I find it sometimes very premature to "speculate" about a site in it's opening days, but I have to comment about your assertion…
Your observations and concerns are spot on. This History Stack Exchange — while it is still really early in the beta — has exactly the problems faced by the (now defunct) "How Things Work" Stack Exchange.
The downfall of the How Things Work site was that it was little more than regurgitated content. Users would find and post common "How Things Work" questions… followed by users competing to be the first to cut-and-paste the "standard" answer from a well-known source.
Even as a complete layman, I know exactly where to find the answers to about 80% of the questions on this site. This is what we call a "General Reference" problem. It's that feeling you get when a 12-year old asks you how to spell "trivia." You just want to grab them by the neck and say "Why don't you just frickin' look it up, you lazy #$%#@!"

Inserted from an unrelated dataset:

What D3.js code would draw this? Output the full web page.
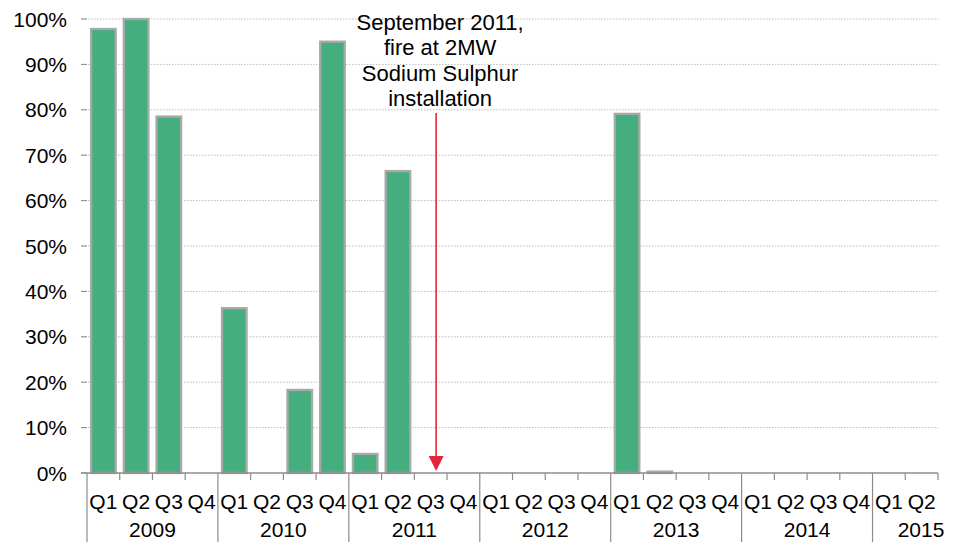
<!DOCTYPE html>
<html>
<head>
<meta charset="utf-8">
<script src="https://cdn.jsdelivr.net/npm/d3@7/dist/d3.min.js"></script>
<style>
  html, body { margin: 0; padding: 0; background: #fff; }
  svg { display: block; }
  text { font-family: "Liberation Sans", Arial, sans-serif; fill: #000; }
</style>
</head>
<body>
<svg id="chart" width="954" height="542"></svg>
<script>
// Quarterly availability of the storage installation, 2009 Q1 – 2015 Q2
const years = [2009, 2010, 2011, 2012, 2013, 2014, 2015];
const quarterNames = ["Q1", "Q2", "Q3", "Q4"];
const quarters = [
  "2009 Q1","2009 Q2","2009 Q3","2009 Q4",
  "2010 Q1","2010 Q2","2010 Q3","2010 Q4",
  "2011 Q1","2011 Q2","2011 Q3","2011 Q4",
  "2012 Q1","2012 Q2","2012 Q3","2012 Q4",
  "2013 Q1","2013 Q2","2013 Q3","2013 Q4",
  "2014 Q1","2014 Q2","2014 Q3","2014 Q4",
  "2015 Q1","2015 Q2"
];
const values = [
  0.978, 1.000, 0.785, 0,
  0.363, 0,     0.183, 0.950,
  0.042, 0.665, 0,     0,
  0,     0,     0,     0,
  0.791, 0.003, 0,     0,
  0,     0,     0,     0,
  0,     0
];
const yTicks = [0, 0.1, 0.2, 0.3, 0.4, 0.5, 0.6, 0.7, 0.8, 0.9, 1.0];

// Event marker: the fire in September 2011
const eventQuarter = "2011 Q3";
const eventMonthInQuarter = 2; // September is the third month of Q3
const eventLabel = ["September 2011,", "fire at 2MW", "Sodium Sulphur", "installation"];

const svg = d3.select("#chart");
const plotLeft = 87, plotRight = 938, plotTop = 19, plotBottom = 473;
const axisFont = 21;
const noteFont = 22;

const x = d3.scaleBand().domain(quarters).range([plotLeft, plotRight])
  .paddingInner(0.25).paddingOuter(0.125);
const y = d3.scaleLinear().domain([0, 1]).range([plotBottom, plotTop]);

function label(g, tx, ty, str, size, anchor) {
  return g.append("text")
    .attr("x", tx).attr("y", ty)
    .attr("text-anchor", anchor || "middle")
    .style("font-size", size + "px")
    .text(str);
}

// Dotted gridlines
const grid = svg.append("g");
grid.selectAll("line").data(yTicks.filter(d => d > 0)).join("line")
  .attr("x1", plotLeft - 5).attr("x2", plotRight)
  .attr("y1", d => y(d)).attr("y2", d => y(d))
  .attr("stroke", "#bdbdbd").attr("stroke-width", 1)
  .attr("stroke-dasharray", "1.5,1.5");

// Y axis ticks and labels
const yAxis = svg.append("g");
yAxis.selectAll("line").data(yTicks).join("line")
  .attr("x1", plotLeft - 6).attr("x2", plotLeft)
  .attr("y1", d => y(d)).attr("y2", d => y(d))
  .attr("stroke", "#8c8c8c").attr("stroke-width", 1);
yTicks.forEach(d => {
  label(yAxis, 67, y(d) + 7.5, d3.format(".0%")(d), axisFont, "end");
});

// Bars
const step = x.step();
svg.append("g").selectAll("rect")
  .data(quarters.map((q, i) => ({ q, v: values[i] })).filter(d => d.v > 0))
  .join("rect")
  .attr("x", d => x(d.q))
  .attr("width", x.bandwidth())
  .attr("y", d => y(d.v))
  .attr("height", d => y(0) - y(d.v))
  .attr("fill", "#45ae7f")
  .attr("stroke", "#a8a8a8")
  .attr("stroke-width", 2.3);

// X axis line, quarter ticks and year separators
const xAxis = svg.append("g");
xAxis.append("line")
  .attr("x1", plotLeft - 6).attr("x2", plotRight)
  .attr("y1", plotBottom).attr("y2", plotBottom)
  .attr("stroke", "#8c8c8c").attr("stroke-width", 1.5);

const boundaries = quarters.map(q => x(q) - step * x.paddingOuter()).concat([plotRight]);
xAxis.selectAll("line.qt").data(boundaries).join("line")
  .attr("class", "qt")
  .attr("x1", d => d).attr("x2", d => d)
  .attr("y1", plotBottom).attr("y2", (d, i) => (i % 4 === 0 ? 542 : plotBottom + 7))
  .attr("stroke", "#8c8c8c").attr("stroke-width", 1.2);

quarters.forEach((q, i) => {
  label(xAxis, x(q) + x.bandwidth() / 2, 508.5, quarterNames[i % 4], axisFont);
});
years.forEach((yr, k) => {
  const start = plotLeft + k * 4 * step;
  const center = Math.min(start + 2 * step, 921);
  label(xAxis, center, 537, String(yr), axisFont);
});

// Event arrow and annotation
const ax = x(eventQuarter) - step * x.paddingOuter() + step * eventMonthInQuarter / 3;
const tipY = y(0) - 2;
const ann = svg.append("g");
ann.append("line")
  .attr("x1", ax).attr("x2", ax)
  .attr("y1", 113).attr("y2", tipY - 12)
  .attr("stroke", "#e3263a").attr("stroke-width", 1.6);
ann.append("path")
  .attr("d", `M${ax - 7.5},${tipY - 15} L${ax + 7.5},${tipY - 15} L${ax},${tipY} Z`)
  .attr("fill", "#e3263a");
eventLabel.forEach((t, i) => {
  label(ann, ax + 4, 29.5 + i * 25.6, t, noteFont);
});
</script>
</body>
</html>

I honestly don't know what an expert historian does all day, but I'm quite sure they don't sit around quoting encyclopedia articles. There must be finer points of history to discuss:
- Help with research
- Analyzing documentary evidence
- Exploring apparent bias
…that would be a start.
If the history experts on this site don't have problems to solve that aren't already well-documented in "General Reference" sources, this site has already failed. We don't need a site that adds another level of indirection between the question and the cited answer. That's why the "How Things Work" site was closed down.